Right now, our library seems to be in the very middle of a multi-week lull in the action in the Children’s Room. The Make a Splash summer reading club ended nearly two weeks ago, but there is still a week left before procrastination-happy parents come in for last-minute summer reading books requested by the schools.

I normally work only 1pm-5pm on Fridays, but I volunteered for extra hours (and extra $), so I worked until 9pm.  From 5-9 I was on duty in the Young Adult/teen room.  It was the slowest day I’ve experienced, and the lack of teens was probably compounded by the fact that the weather outside was lovely.  During my four hours in the teen room, I probably helped only 5 teens and one elderly gentleman – much fewer than usual.

Luckily, I’d been given some projects to work on by my superiors and the other librarians.  Tonight was perfect for doing computer-heavy, involved tasks.  Here’s a sample of the few projects I’ve been doing:

1. Princess Book List.  In the Children’s Room, we’ll often get parents of preschool girls asking for princess books.  Inevitably, this happens while all of the librarians are busy with other patrons, so the princess patrons simply get referred to the Disney section.  Well, my superiors (and I) agree that it would be ideal to encourage non-Disney books, and make them easily available for the little girls that like everything to be a combination of pink, purple, and sparkly.  I finished the list today, and it should appear on the SHPL webpage next week.

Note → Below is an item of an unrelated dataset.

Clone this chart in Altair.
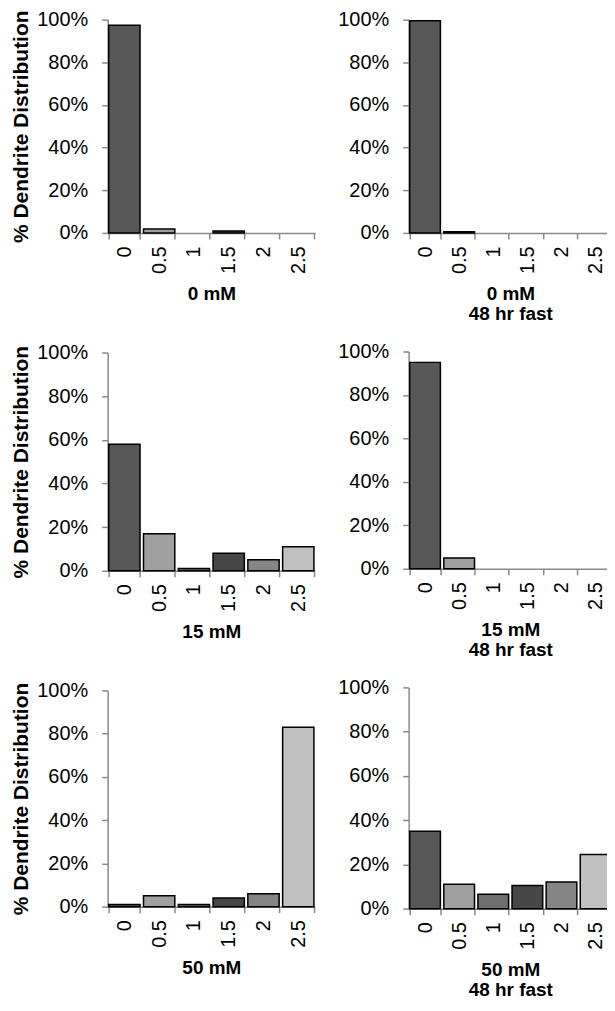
import altair as alt
import pandas as pd

categories = ["0", "0.5", "1", "1.5", "2", "2.5"]
bar_colors = ["#575757", "#a0a0a0", "#6f6f6f", "#474747", "#858585", "#c0c0c0"]

vals_0mM = [97.4, 1.8, 0, 0.9, 0, 0]
vals_0mM_fast = [99.5, 0.5, 0, 0, 0, 0]
vals_15mM = [58, 17, 1, 8, 5, 11]
vals_15mM_fast = [95, 5, 0, 0, 0, 0]
vals_50mM = [1, 5, 1, 4, 6, 83]
vals_50mM_fast = [35, 11, 6.5, 10.5, 12, 24.5]

titles_left = ["0 mM", "15 mM", "50 mM"]
titles_right = [["0 mM", "48 hr fast"], ["15 mM", "48 hr fast"], ["50 mM", "48 hr fast"]]
y_title = "% Dendrite Distribution"
y_ticks = [0, 0.2, 0.4, 0.6, 0.8, 1.0]

FONT = "Liberation Sans"
GRAY = "#898989"


def panel(values, xtitle, width, height, with_ytitle):
    df = pd.DataFrame({"cat": categories, "value": [v / 100 for v in values]})
    yaxis_kw = dict(values=y_ticks, format=".0%", labelPadding=14, tickSize=6)
    if with_ytitle:
        yaxis_kw.update(title=y_title, titleFontSize=21, titleFont=FONT,
                        titleFontWeight="bold", titleColor="black", titlePadding=5)
    else:
        yaxis_kw.update(title=None)
    return (
        alt.Chart(df)
        .transform_filter("datum.value > 0")
        .mark_bar(stroke="black", strokeWidth=1.5)
        .encode(
            x=alt.X(
                "cat:N",
                sort=categories,
                scale=alt.Scale(domain=categories, paddingInner=0.1, paddingOuter=0.03),
                axis=alt.Axis(
                    title=xtitle,
                    labelAngle=270,
                    tickBand="extent",
                    labelPadding=7,
                    tickSize=6,
                    titleFontSize=19,
                    titleFont=FONT,
                    titleFontWeight="bold",
                    titleColor="black",
                    titlePadding=11,
                    titleLineHeight=20,
                ),
            ),
            y=alt.Y("value:Q", scale=alt.Scale(domain=[0, 1]), axis=alt.Axis(**yaxis_kw)),
            color=alt.Color("cat:N", scale=alt.Scale(domain=categories, range=bar_colors), legend=None),
        )
        .properties(width=width, height=height)
    )


left = alt.vconcat(
    panel(vals_0mM, titles_left[0], 208, 214, True),
    panel(vals_15mM, titles_left[1], 208, 219, True),
    panel(vals_50mM, titles_left[2], 208, 217, True),
    spacing=120,
    bounds="flush",
)
right = alt.vconcat(
    panel(vals_0mM_fast, titles_right[0], 204, 214, False),
    panel(vals_15mM_fast, titles_right[1], 204, 218, False),
    panel(vals_50mM_fast, titles_right[2], 204, 222, False),
    spacing=119,
    bounds="flush",
)

chart = (
    alt.hconcat(left, right, spacing=22)
    .properties(padding={"left": 2, "top": 0, "right": -5, "bottom": 0})
    .configure_view(stroke=None)
    .configure_axis(
        grid=False,
        domainColor=GRAY,
        domainWidth=1.5,
        tickColor=GRAY,
        tickWidth=1.5,
        labelFont=FONT,
        labelFontSize=20,
        labelColor="black",
    )
)

chart.save("out.html", embed_options={"renderer": "svg", "actions": False})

2. Summer Book Weeding. This is my first assignment of this sort.  For those of you who aren’t familiar with library lingo, “weeding” is the process of assessing the frequency of use of materials in order to give/throw away anything that doesn’t earn its place on the shelf.   Today, I started the first round of weeding of the Summer Story books, just going through ones that have been on the front display shelf.  So far, it seems that less than 1/5 of the books are going into the tentative “weed” pile.

3. Journal Hunting. One of the full-time librarians got handed down an assignment from the boss, and she handed it down to me.  I started going through the School Library Journal, checking to make sure that our library has copies of all the most highly featured materials in the journal.  So far, I’ve found that we already have all but a few of the books that appear in the featured lists (this one happened to be about picture books that reinforce mathematical concepts).

Although these three projects are business-as-usual for seasoned librarians, they are all new tasks for me.  I’m excited to learn new procedures and develop familiarity with all aspects of the profession.  Additionally, I may also soon begin re-cataloging all of the audio CD collection in the Children’s Room.  We shall see….and don’t forget to enjoy the extra “quiet time” at the library in the August slow season.